> **WRITTEN REQUEST**
Copy out exactly the lines from the first line of the material below through the line containing "50000, 60000, 70000];", and nothing beyond them.

> **MATERIAL**
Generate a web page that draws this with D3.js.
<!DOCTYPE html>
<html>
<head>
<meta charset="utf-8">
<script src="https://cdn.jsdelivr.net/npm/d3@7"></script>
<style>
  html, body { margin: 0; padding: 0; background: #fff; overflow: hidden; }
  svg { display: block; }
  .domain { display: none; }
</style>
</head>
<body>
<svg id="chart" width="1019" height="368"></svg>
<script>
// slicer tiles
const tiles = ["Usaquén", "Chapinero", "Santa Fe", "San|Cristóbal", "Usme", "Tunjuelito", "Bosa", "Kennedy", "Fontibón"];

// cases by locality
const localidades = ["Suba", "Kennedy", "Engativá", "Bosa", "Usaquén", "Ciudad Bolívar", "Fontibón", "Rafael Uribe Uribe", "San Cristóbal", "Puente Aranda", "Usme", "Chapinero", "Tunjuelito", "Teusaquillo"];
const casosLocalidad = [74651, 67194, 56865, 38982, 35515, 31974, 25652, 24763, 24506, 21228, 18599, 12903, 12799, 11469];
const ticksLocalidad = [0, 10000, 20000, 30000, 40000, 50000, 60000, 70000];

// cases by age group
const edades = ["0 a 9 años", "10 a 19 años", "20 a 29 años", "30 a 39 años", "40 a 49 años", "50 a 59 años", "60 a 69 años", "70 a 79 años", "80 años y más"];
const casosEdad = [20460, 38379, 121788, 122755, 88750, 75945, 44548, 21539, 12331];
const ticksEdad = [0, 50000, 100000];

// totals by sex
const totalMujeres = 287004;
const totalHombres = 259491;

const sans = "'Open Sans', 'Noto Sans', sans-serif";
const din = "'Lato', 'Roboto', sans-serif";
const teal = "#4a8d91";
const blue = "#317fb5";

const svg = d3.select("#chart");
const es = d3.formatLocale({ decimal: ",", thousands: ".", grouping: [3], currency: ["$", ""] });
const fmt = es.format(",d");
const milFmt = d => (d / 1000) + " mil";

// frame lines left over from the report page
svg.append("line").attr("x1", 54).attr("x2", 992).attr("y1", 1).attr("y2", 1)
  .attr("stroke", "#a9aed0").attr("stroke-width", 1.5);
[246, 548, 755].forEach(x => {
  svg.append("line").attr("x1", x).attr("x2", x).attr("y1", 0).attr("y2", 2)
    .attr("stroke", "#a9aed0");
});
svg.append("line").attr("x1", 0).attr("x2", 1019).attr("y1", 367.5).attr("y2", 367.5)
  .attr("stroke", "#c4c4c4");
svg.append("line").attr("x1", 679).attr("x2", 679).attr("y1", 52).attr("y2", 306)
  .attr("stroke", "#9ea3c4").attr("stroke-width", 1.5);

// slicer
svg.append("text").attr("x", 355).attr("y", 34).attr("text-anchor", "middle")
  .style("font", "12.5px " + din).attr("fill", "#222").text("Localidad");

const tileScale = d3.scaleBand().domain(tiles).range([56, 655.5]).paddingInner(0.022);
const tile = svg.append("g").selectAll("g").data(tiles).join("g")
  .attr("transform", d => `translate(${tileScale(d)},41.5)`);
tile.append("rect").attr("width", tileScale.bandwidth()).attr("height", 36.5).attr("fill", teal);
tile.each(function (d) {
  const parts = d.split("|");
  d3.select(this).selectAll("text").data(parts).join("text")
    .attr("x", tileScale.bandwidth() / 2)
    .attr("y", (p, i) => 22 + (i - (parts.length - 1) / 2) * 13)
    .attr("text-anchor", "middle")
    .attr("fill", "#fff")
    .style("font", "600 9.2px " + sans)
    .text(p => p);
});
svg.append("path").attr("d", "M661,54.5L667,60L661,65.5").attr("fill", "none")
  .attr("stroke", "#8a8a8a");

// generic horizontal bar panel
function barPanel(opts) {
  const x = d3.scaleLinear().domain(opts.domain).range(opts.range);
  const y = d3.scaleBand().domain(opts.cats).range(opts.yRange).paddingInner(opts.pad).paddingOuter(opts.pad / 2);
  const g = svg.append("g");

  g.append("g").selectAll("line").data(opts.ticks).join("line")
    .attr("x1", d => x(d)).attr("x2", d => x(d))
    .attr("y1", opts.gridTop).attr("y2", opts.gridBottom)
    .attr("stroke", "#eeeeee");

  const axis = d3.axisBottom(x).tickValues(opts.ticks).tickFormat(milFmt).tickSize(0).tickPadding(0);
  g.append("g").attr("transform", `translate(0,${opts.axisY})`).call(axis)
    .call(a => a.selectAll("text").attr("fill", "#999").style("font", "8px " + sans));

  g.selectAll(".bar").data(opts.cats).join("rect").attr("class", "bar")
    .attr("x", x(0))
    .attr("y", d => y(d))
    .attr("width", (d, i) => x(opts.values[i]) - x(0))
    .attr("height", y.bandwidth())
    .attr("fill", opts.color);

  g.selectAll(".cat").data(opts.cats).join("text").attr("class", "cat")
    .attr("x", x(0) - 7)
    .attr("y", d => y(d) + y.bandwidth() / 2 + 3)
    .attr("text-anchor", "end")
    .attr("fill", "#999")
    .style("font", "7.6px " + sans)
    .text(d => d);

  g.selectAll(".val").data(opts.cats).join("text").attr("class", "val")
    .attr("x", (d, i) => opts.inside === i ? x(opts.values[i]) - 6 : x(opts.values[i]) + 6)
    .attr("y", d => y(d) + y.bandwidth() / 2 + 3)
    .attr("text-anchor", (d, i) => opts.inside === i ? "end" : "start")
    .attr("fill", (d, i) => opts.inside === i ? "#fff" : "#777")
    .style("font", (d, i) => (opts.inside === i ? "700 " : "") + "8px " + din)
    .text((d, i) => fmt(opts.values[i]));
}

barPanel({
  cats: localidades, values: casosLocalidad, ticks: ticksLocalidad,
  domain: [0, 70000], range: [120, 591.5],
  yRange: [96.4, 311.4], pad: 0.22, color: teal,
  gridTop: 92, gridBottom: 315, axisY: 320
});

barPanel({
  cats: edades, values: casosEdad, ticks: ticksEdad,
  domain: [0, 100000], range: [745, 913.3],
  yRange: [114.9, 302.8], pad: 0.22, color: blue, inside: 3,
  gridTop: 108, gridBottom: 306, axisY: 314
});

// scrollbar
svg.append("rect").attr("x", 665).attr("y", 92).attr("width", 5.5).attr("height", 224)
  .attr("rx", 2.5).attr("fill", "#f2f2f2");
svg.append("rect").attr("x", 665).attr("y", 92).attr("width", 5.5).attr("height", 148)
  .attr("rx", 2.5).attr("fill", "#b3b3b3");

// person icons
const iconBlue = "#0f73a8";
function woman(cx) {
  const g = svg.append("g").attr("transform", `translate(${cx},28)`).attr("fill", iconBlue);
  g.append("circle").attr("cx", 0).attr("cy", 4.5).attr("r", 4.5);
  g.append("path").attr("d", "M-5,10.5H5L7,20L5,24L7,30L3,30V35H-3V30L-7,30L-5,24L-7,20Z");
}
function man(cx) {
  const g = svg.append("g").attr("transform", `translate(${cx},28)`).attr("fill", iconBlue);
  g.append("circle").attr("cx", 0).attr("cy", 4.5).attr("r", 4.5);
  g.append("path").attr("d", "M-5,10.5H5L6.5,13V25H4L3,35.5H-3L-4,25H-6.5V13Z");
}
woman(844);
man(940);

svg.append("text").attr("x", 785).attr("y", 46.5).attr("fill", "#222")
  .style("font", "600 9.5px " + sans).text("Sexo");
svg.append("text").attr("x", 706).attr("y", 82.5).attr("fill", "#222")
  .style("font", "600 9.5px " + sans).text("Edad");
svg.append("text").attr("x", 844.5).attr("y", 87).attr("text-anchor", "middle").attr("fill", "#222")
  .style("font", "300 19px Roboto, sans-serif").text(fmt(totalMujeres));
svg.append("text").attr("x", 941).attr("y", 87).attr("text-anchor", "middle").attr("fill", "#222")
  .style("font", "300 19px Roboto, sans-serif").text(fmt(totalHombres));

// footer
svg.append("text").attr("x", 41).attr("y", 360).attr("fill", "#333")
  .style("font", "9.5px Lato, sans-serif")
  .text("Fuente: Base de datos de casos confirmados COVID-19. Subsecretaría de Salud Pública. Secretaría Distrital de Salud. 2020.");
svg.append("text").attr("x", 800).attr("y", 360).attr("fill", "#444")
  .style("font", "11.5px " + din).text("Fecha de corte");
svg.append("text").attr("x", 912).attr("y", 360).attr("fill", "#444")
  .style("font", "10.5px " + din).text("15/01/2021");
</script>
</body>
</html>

> **SOLUTION TO THIS PROBLEM**
Generate a web page that draws this with D3.js.
<!DOCTYPE html>
<html>
<head>
<meta charset="utf-8">
<script src="https://cdn.jsdelivr.net/npm/d3@7"></script>
<style>
  html, body { margin: 0; padding: 0; background: #fff; overflow: hidden; }
  svg { display: block; }
  .domain { display: none; }
</style>
</head>
<body>
<svg id="chart" width="1019" height="368"></svg>
<script>
// slicer tiles
const tiles = ["Usaquén", "Chapinero", "Santa Fe", "San|Cristóbal", "Usme", "Tunjuelito", "Bosa", "Kennedy", "Fontibón"];

// cases by locality
const localidades = ["Suba", "Kennedy", "Engativá", "Bosa", "Usaquén", "Ciudad Bolívar", "Fontibón", "Rafael Uribe Uribe", "San Cristóbal", "Puente Aranda", "Usme", "Chapinero", "Tunjuelito", "Teusaquillo"];
const casosLocalidad = [74651, 67194, 56865, 38982, 35515, 31974, 25652, 24763, 24506, 21228, 18599, 12903, 12799, 11469];
const ticksLocalidad = [0, 10000, 20000, 30000, 40000, 50000, 60000, 70000];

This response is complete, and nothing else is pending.